Collinsville "pulls together" in COVID-19 response
On Saturdays, Melody Chastain gets an early start. The secretary for Collinsville Trade Day typically starts her Saturday mornings at 4 a.m.
She needs an early start, as Chastain manages “1,000 to 1,200 dealers, and up to 50,000 shoppers” at Trade Day in a time period of about eight hours. In March, however, her Saturdays began to look very different.
Stay-at-home orders and quarantine initiatives in effect in all areas of the state in response to the global COVID-19 pandemic hit small local businesses, especially in a town like Collinsville, hard.
One such business is Trade Day, Collinsville’s large outdoor flea market, which Chastain said is a place where shoppers “can find anything” from delicious corndogs to beautiful flowers to livestock. The dealers who sell these items are mostly self-employed, making and selling their goods mainly at flea markets like Trade Day.
After Trade Day closed in March, however, Chastain stated that many of these dealers were unemployed and not able to file for any business loans because of either their self-employed status or their lack of awareness about how to go about applying.
She said, “I don’t know if they didn’t know how or if it was available.” She said the lack of public announcements or mail notices about the loans left some in the area not as aware of loan possibilities as they could have been.
Chastain, who was also a Trade Day dealer herself, said she was “out of work for two months” but luckily was able to take advantage of some business loans.
Trade Day reopened with social distancing precautions on May 2, and Chastain said that most of the customers and the loyal dealers have returned each week, eager to visit what she describes as the “Walmart of Dekalb County” and maybe even get some of her homemade vanilla ice cream.
Elsewhere in Collinsville, Rebecca Clayton, volunteer at the Collinsville Historical Society and Collinsville History Museum, said the staff at the local non-profit are used to being tight on funds. Clayton said, “We have nickeled- and- dimed before.”
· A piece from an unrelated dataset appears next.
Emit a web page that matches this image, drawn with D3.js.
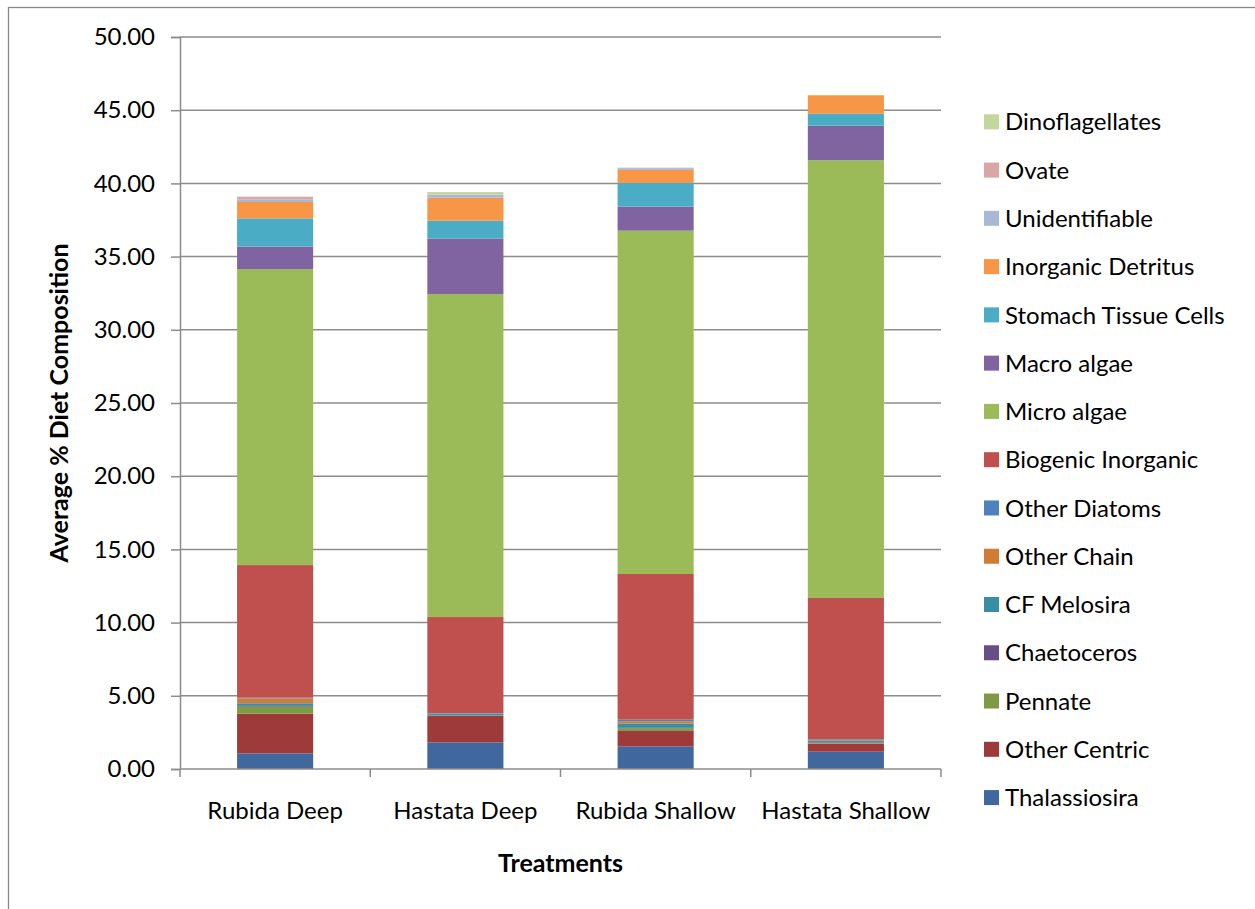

The Historical Association, as well as the museum, are run through both donations of “many, many volunteer hours” and donations of money and even family heirlooms that make a statement about the town’s past.
According to Clayton, “It is not our purpose to charge people. Our purpose is to collect and preserve documents” and other aspects of the town’s history.
While losing money due to stay-at-home orders was not a challenge for the CHA, they faced their own set of difficulties.
Clayton explained that reaching citizens of Collinsville remotely during the three months that the museum was forced to close and keeping their interest in learning about the history of their town brought some struggle to the CHA volunteers, especially when trying to reach young people.
Many of the in-person events that attracted people to the museum, like the annual fourth grade field trip from the students at the Collinsville school, were canceled. Clayton said she felt “time was taken out of our world” as COVID “put everything on hold.”
However, she said she is hopeful that open-air events like the community’s annual Turkey Trot can still be held with masks and that Collinsville’s “true community spirit” will still be maintained during this time of national crisis.
Lana Cosby, manager of Collinsville Florist, described her struggle of balancing the needs of the business with the need to keep her employees and customers safe. Collinsville Florist is a branch of Centre Florist, in the town of Centre, Alabama. The Collinsville flower store opened up in January, just two months before the COVID crisis.
Cosby said the past few months have been “crazy” but noted that, because of the shop’s status as an agricultural business through the sale of flowers, they did not have to fully close up both locations.
However, she stated that they did choose to close the Collinsville location for some time during the thick of the crisis and only work out of Centre to “make sure we are doing things the safe way” for both employees and customers.
This decision not only made customers safer because it allowed them to have the option of a no-contact delivery method, but it also kept employees and wholesale vendors from having to be exposed to as many people while they are doing “something to brighten the customer’s day.”
Luckily, Cosby, with Mother’s Day and other spring holidays attracting customers, opened Collinsville Florist back up in April, allowing customers to return while maintaining 6 feet of social distance.
From Trade Day to the museum to small businesses, Cosby said she appreciates how local people are responding, noting, “Whether it is a good thing or an unfortunate thing, everyone pulls together.”